_Task objective_
Write out the material exactly, leaving every picture behind.

Records from a collection:
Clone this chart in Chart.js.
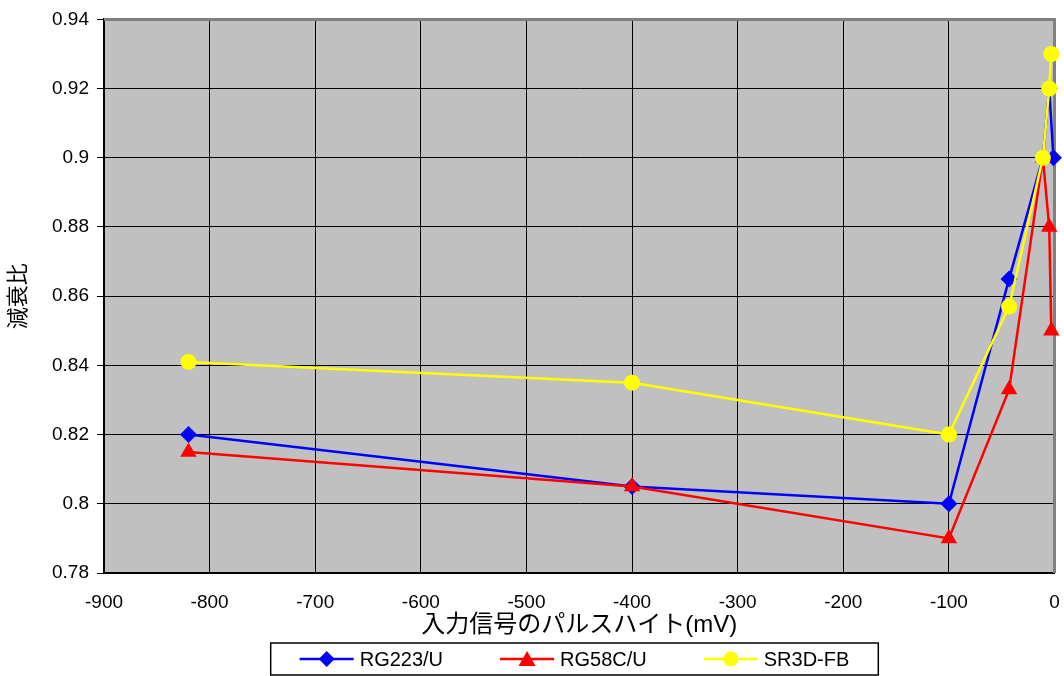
<!DOCTYPE html>
<html>
<head>
<meta charset="utf-8">
<script src="https://cdn.jsdelivr.net/npm/chart.js@4.4.0/dist/chart.umd.min.js"></script>
<style>
  html, body { margin: 0; padding: 0; background: #fff; }
</style>
</head>
<body>
<canvas id="myChart" width="1064" height="676"></canvas>
<script>
// データ
const xRG223 = [-820, -400, -100, -43, -11, -5, -1];
const yRG223 = [0.82, 0.805, 0.80, 0.865, 0.90, 0.92, 0.90];
const xRG58 = [-820, -400, -100, -43, -11, -5, -3];
const yRG58 = [0.815, 0.805, 0.79, 0.833, 0.90, 0.88, 0.85];
const xSR3D = [-820, -400, -100, -43, -11, -5, -3];
const ySR3D = [0.841, 0.835, 0.82, 0.857, 0.90, 0.92, 0.93];
const seriesNames = ["RG223/U", "RG58C/U", "SR3D-FB"];
const xTitle = "入力信号のパルスハイト(mV)";
const yTitle = "減衰比";

const FONT = "'Liberation Sans', Arial, 'Noto Sans CJK JP', sans-serif";

const toPoints = (xs, ys) => xs.map((x, i) => ({ x: x, y: ys[i] }));

function drawMarker(g, style, x, y, color) {
  g.fillStyle = color;
  g.beginPath();
  if (style === "rectRot") {
    g.moveTo(x, y - 8); g.lineTo(x + 8, y); g.lineTo(x, y + 8); g.lineTo(x - 8, y);
  } else if (style === "triangle") {
    g.moveTo(x, y - 8); g.lineTo(x + 8.5, y + 7); g.lineTo(x - 8.5, y + 7);
  } else {
    g.arc(x, y, 7.5, 0, Math.PI * 2);
  }
  g.closePath();
  g.fill();
}

// 背景・枠・凡例
const plotBg = {
  id: "plotBg",
  beforeDraw(chart) {
    const { ctx, chartArea: a } = chart;
    ctx.save();
    ctx.fillStyle = "#C0C0C0";
    ctx.fillRect(a.left, a.top, a.right - a.left, a.bottom - a.top);
    ctx.restore();
  },
  beforeDatasetsDraw(chart) {
    const { ctx, chartArea: a } = chart;
    ctx.save();
    ctx.strokeStyle = "#808080";
    ctx.lineWidth = 3;
    ctx.beginPath();
    ctx.moveTo(a.left, a.top);
    ctx.lineTo(a.right, a.top);
    ctx.lineTo(a.right, a.bottom);
    ctx.stroke();
    ctx.restore();
  },
  afterDraw(chart) {
    const ctx = chart.ctx;
    const sets = chart.data.datasets;
    ctx.save();
    ctx.font = "20px " + FONT;
    const lineLen = 54, gapText = 6, gapItem = 57, pad = 29;
    const widths = sets.map(ds => lineLen + gapText + ctx.measureText(ds.label).width);
    const total = widths.reduce((s, w) => s + w, 0) + gapItem * (sets.length - 1);
    const cx = 574.5;
    let x = cx - total / 2;
    const top = 643, h = 32, cy = top + h / 2;
    ctx.fillStyle = "#fff";
    ctx.fillRect(x - pad, top, total + pad * 2, h);
    ctx.strokeStyle = "#000";
    ctx.lineWidth = 1.5;
    ctx.strokeRect(x - pad, top, total + pad * 2, h);
    sets.forEach((ds, i) => {
      ctx.strokeStyle = ds.borderColor;
      ctx.lineWidth = 2.5;
      ctx.beginPath();
      ctx.moveTo(x, cy);
      ctx.lineTo(x + lineLen, cy);
      ctx.stroke();
      drawMarker(ctx, ds.pointStyle, x + lineLen / 2, cy, ds.backgroundColor);
      ctx.fillStyle = "#000";
      ctx.textBaseline = "middle";
      ctx.textAlign = "left";
      ctx.fillText(ds.label, x + lineLen + gapText, cy + 1);
      x += widths[i] + gapItem;
    });
    ctx.restore();
  }
};

const data = {
  datasets: [
    {
      label: seriesNames[0],
      data: toPoints(xRG223, yRG223),
      borderColor: "#0000FF",
      backgroundColor: "#0000FF",
      pointStyle: "rectRot",
      pointRadius: 8.5,
      order: 3,
    },
    {
      label: seriesNames[1],
      data: toPoints(xRG58, yRG58),
      borderColor: "#FF0000",
      backgroundColor: "#FF0000",
      pointStyle: "triangle",
      pointRadius: 9.5,
      order: 2,
    },
    {
      label: seriesNames[2],
      data: toPoints(xSR3D, ySR3D),
      borderColor: "#FFFF00",
      backgroundColor: "#FFFF00",
      pointStyle: "circle",
      pointRadius: 8,
      order: 1,
    },
  ],
};

const config = {
  type: "line",
  data: data,
  plugins: [plotBg],
  options: {
    responsive: false,
    animation: false,
    devicePixelRatio: 1,
    clip: false,
    layout: { padding: { left: 0, right: 6, top: 17, bottom: 36 } },
    elements: {
      line: { borderWidth: 2.5, tension: 0 },
      point: { borderWidth: 0, hoverRadius: 9 },
    },
    plugins: {
      tooltip: { enabled: false },
      legend: { display: false },
    },
    scales: {
      x: {
        type: "linear",
        min: -900,
        max: 0,
        afterFit(scale) {
          scale.height = 67;
          scale.paddingLeft = 0;
          scale.paddingRight = 0;
        },
        ticks: {
          stepSize: 100,
          color: "#000",
          padding: 18,
          maxRotation: 0,
          font: { family: FONT, size: 19 },
        },
        grid: { color: "#000", lineWidth: 1, drawTicks: false },
        border: { color: "#000", width: 2 },
        title: {
          display: true,
          text: xTitle,
          color: "#000",
          font: { family: FONT, size: 24 },
          padding: { top: 6, bottom: 0 },
        },
      },
      y: {
        min: 0.78,
        max: 0.94,
        afterFit(scale) { scale.width = 104; },
        ticks: {
          stepSize: 0.02,
          color: "#000",
          padding: 8,
          font: { family: FONT, size: 19 },
          callback: (v) => String(parseFloat(v.toFixed(2))),
        },
        grid: { color: "#000", lineWidth: 1, tickLength: 7, tickColor: "#000" },
        border: { color: "#000", width: 2 },
        title: {
          display: true,
          text: yTitle,
          color: "#000",
          font: { family: FONT, size: 22 },
          padding: { top: 6, bottom: 0 },
        },
      },
    },
  },
};

const ctx = document.getElementById("myChart").getContext("2d");
const myChart = new Chart(ctx, config);
</script>
</body>
</html>
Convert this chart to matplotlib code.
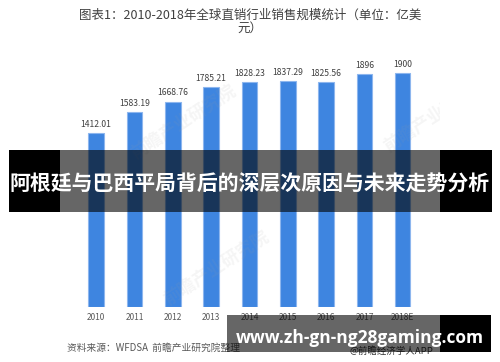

_Task solution_
Clone this chart in Chart.js.
<!DOCTYPE html>
<html>
<head>
<meta charset="utf-8">
<script src="https://cdn.jsdelivr.net/npm/chart.js@4.4.0/dist/chart.umd.min.js"></script>
<style>
  html, body { margin: 0; padding: 0; background: #fff; }
</style>
</head>
<body>
<canvas id="myChart" width="1064" height="676"></canvas>
<script>
// データ
const xRG223 = [-820, -400, -100, -43, -11, -5, -1];
const yRG223 = [0.82, 0.805, 0.80, 0.865, 0.90, 0.92, 0.90];
const xRG58 = [-820, -400, -100, -43, -11, -5, -3];
const yRG58 = [0.815, 0.805, 0.79, 0.833, 0.90, 0.88, 0.85];
const xSR3D = [-820, -400, -100, -43, -11, -5, -3];
const ySR3D = [0.841, 0.835, 0.82, 0.857, 0.90, 0.92, 0.93];
const seriesNames = ["RG223/U", "RG58C/U", "SR3D-FB"];
const xTitle = "入力信号のパルスハイト(mV)";
const yTitle = "減衰比";

const FONT = "'Liberation Sans', Arial, 'Noto Sans CJK JP', sans-serif";

const toPoints = (xs, ys) => xs.map((x, i) => ({ x: x, y: ys[i] }));

function drawMarker(g, style, x, y, color) {
  g.fillStyle = color;
  g.beginPath();
  if (style === "rectRot") {
    g.moveTo(x, y - 8); g.lineTo(x + 8, y); g.lineTo(x, y + 8); g.lineTo(x - 8, y);
  } else if (style === "triangle") {
    g.moveTo(x, y - 8); g.lineTo(x + 8.5, y + 7); g.lineTo(x - 8.5, y + 7);
  } else {
    g.arc(x, y, 7.5, 0, Math.PI * 2);
  }
  g.closePath();
  g.fill();
}

// 背景・枠・凡例
const plotBg = {
  id: "plotBg",
  beforeDraw(chart) {
    const { ctx, chartArea: a } = chart;
    ctx.save();
    ctx.fillStyle = "#C0C0C0";
    ctx.fillRect(a.left, a.top, a.right - a.left, a.bottom - a.top);
    ctx.restore();
  },
  beforeDatasetsDraw(chart) {
    const { ctx, chartArea: a } = chart;
    ctx.save();
    ctx.strokeStyle = "#808080";
    ctx.lineWidth = 3;
    ctx.beginPath();
    ctx.moveTo(a.left, a.top);
    ctx.lineTo(a.right, a.top);
    ctx.lineTo(a.right, a.bottom);
    ctx.stroke();
    ctx.restore();
  },
  afterDraw(chart) {
    const ctx = chart.ctx;
    const sets = chart.data.datasets;
    ctx.save();
    ctx.font = "20px " + FONT;
    const lineLen = 54, gapText = 6, gapItem = 57, pad = 29;
    const widths = sets.map(ds => lineLen + gapText + ctx.measureText(ds.label).width);
    const total = widths.reduce((s, w) => s + w, 0) + gapItem * (sets.length - 1);
    const cx = 574.5;
    let x = cx - total / 2;
    const top = 643, h = 32, cy = top + h / 2;
    ctx.fillStyle = "#fff";
    ctx.fillRect(x - pad, top, total + pad * 2, h);
    ctx.strokeStyle = "#000";
    ctx.lineWidth = 1.5;
    ctx.strokeRect(x - pad, top, total + pad * 2, h);
    sets.forEach((ds, i) => {
      ctx.strokeStyle = ds.borderColor;
      ctx.lineWidth = 2.5;
      ctx.beginPath();
      ctx.moveTo(x, cy);
      ctx.lineTo(x + lineLen, cy);
      ctx.stroke();
      drawMarker(ctx, ds.pointStyle, x + lineLen / 2, cy, ds.backgroundColor);
      ctx.fillStyle = "#000";
      ctx.textBaseline = "middle";
      ctx.textAlign = "left";
      ctx.fillText(ds.label, x + lineLen + gapText, cy + 1);
      x += widths[i] + gapItem;
    });
    ctx.restore();
  }
};

const data = {
  datasets: [
    {
      label: seriesNames[0],
      data: toPoints(xRG223, yRG223),
      borderColor: "#0000FF",
      backgroundColor: "#0000FF",
      pointStyle: "rectRot",
      pointRadius: 8.5,
      order: 3,
    },
    {
      label: seriesNames[1],
      data: toPoints(xRG58, yRG58),
      borderColor: "#FF0000",
      backgroundColor: "#FF0000",
      pointStyle: "triangle",
      pointRadius: 9.5,
      order: 2,
    },
    {
      label: seriesNames[2],
      data: toPoints(xSR3D, ySR3D),
      borderColor: "#FFFF00",
      backgroundColor: "#FFFF00",
      pointStyle: "circle",
      pointRadius: 8,
      order: 1,
    },
  ],
};

const config = {
  type: "line",
  data: data,
  plugins: [plotBg],
  options: {
    responsive: false,
    animation: false,
    devicePixelRatio: 1,
    clip: false,
    layout: { padding: { left: 0, right: 6, top: 17, bottom: 36 } },
    elements: {
      line: { borderWidth: 2.5, tension: 0 },
      point: { borderWidth: 0, hoverRadius: 9 },
    },
    plugins: {
      tooltip: { enabled: false },
      legend: { display: false },
    },
    scales: {
      x: {
        type: "linear",
        min: -900,
        max: 0,
        afterFit(scale) {
          scale.height = 67;
          scale.paddingLeft = 0;
          scale.paddingRight = 0;
        },
        ticks: {
          stepSize: 100,
          color: "#000",
          padding: 18,
          maxRotation: 0,
          font: { family: FONT, size: 19 },
        },
        grid: { color: "#000", lineWidth: 1, drawTicks: false },
        border: { color: "#000", width: 2 },
        title: {
          display: true,
          text: xTitle,
          color: "#000",
          font: { family: FONT, size: 24 },
          padding: { top: 6, bottom: 0 },
        },
      },
      y: {
        min: 0.78,
        max: 0.94,
        afterFit(scale) { scale.width = 104; },
        ticks: {
          stepSize: 0.02,
          color: "#000",
          padding: 8,
          font: { family: FONT, size: 19 },
          callback: (v) => String(parseFloat(v.toFixed(2))),
        },
        grid: { color: "#000", lineWidth: 1, tickLength: 7, tickColor: "#000" },
        border: { color: "#000", width: 2 },
        title: {
          display: true,
          text: yTitle,
          color: "#000",
          font: { family: FONT, size: 22 },
          padding: { top: 6, bottom: 0 },
        },
      },
    },
  },
};

const ctx = document.getElementById("myChart").getContext("2d");
const myChart = new Chart(ctx, config);
</script>
</body>
</html>
Convert this chart to matplotlib code.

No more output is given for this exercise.